Oct 5, 2016
Policy Action: Rate cut by 25bps to 6.25%; Accommodative stance continues
Under the first review of the newly formed Monetary Policy Committee (MPC) of the RBI, key policy repo rate was cut by 25bps to 6.25%; which was decided unanimously by all the 6 members.
The policy tone remains accommodative, with the MPC reiterating the CPI target of 5% by Mar’17 (though with lesser upside risks vs. previous policy meet); while the medium term CPI target remains at 4% within a band of ±2%.
The next bi-monthly monetary policy statement is scheduled for December 7, 2016.
Key factors: Global and domestic markets, real interest rates and rate cut transmission
The policy statement takes into account several factors such as the projected slowdown in global economy and the uncertainties stemming from Brexit and the upcoming US elections. Globally, commodity prices have firmed up slightly fueled by recent announcement of OPEC potential supply cut.

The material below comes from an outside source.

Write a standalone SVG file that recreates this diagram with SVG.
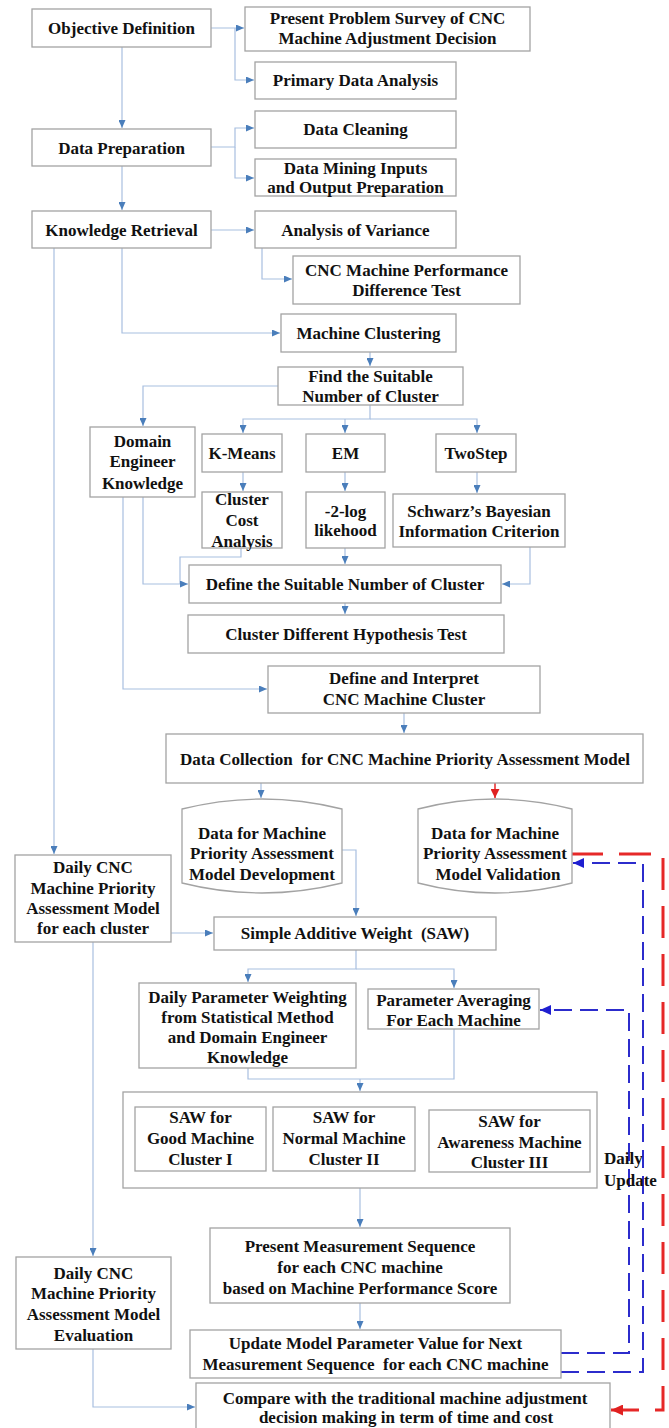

Domestic agricultural activity has picked up with the monsoons nearly on-par with long-term average levels; helping kharif crop acreage grow healthily.
CPI cooled down in Aug’16 to 5.0% post a “temporary” spike to 6.1% in Jul’16, driven by a drop in food inflation.
With the real interest rate prior to the current policy meet stacking up to 1.5%, with global real interest rates yielding negative, the MPC reckoned a 25bps cut, reducing the domestic real interest rate “realistically” in light of the anemic global real rates.
While the RBI has cumulatively cut policy rate 175bps since Jan’15 (incl. present 25bps cut), transmission by the banks yet remains to be seen.
Potential room for further cuts in light of possible waning inflation
Outlook: Domestic industrial growth is expected to pick up on account of sustained public investments and boost to consumer spending from the 7th Pay Commission, along with the potential GST implementation.
In terms of inflation targeting, while the RBI has maintained a target of 5% by Mar’17 and a lower 4% over the mid-term (indicating waning inflation), there remains potential room for further cuts keeping the real interest rate range in focus. We highlight this shift from the previous Governor’s strict inflation targeting practice to potential maintenance of the real interest rate spread.
Agriculture and related sowing activities coupled with the cooling inflation should foster an even more accommodative stance. Transmission by banking system is expected to follow through given the steps implemented so far.
The 10y Indian Govt. Bond yield fell at the close of today’s trading as markets are pricing in expectations of further cooling in inflation over the medium term.
We continue to suggest medium term accrual funds and selective offerings of preference shares as part of the core debt portfolio allocation.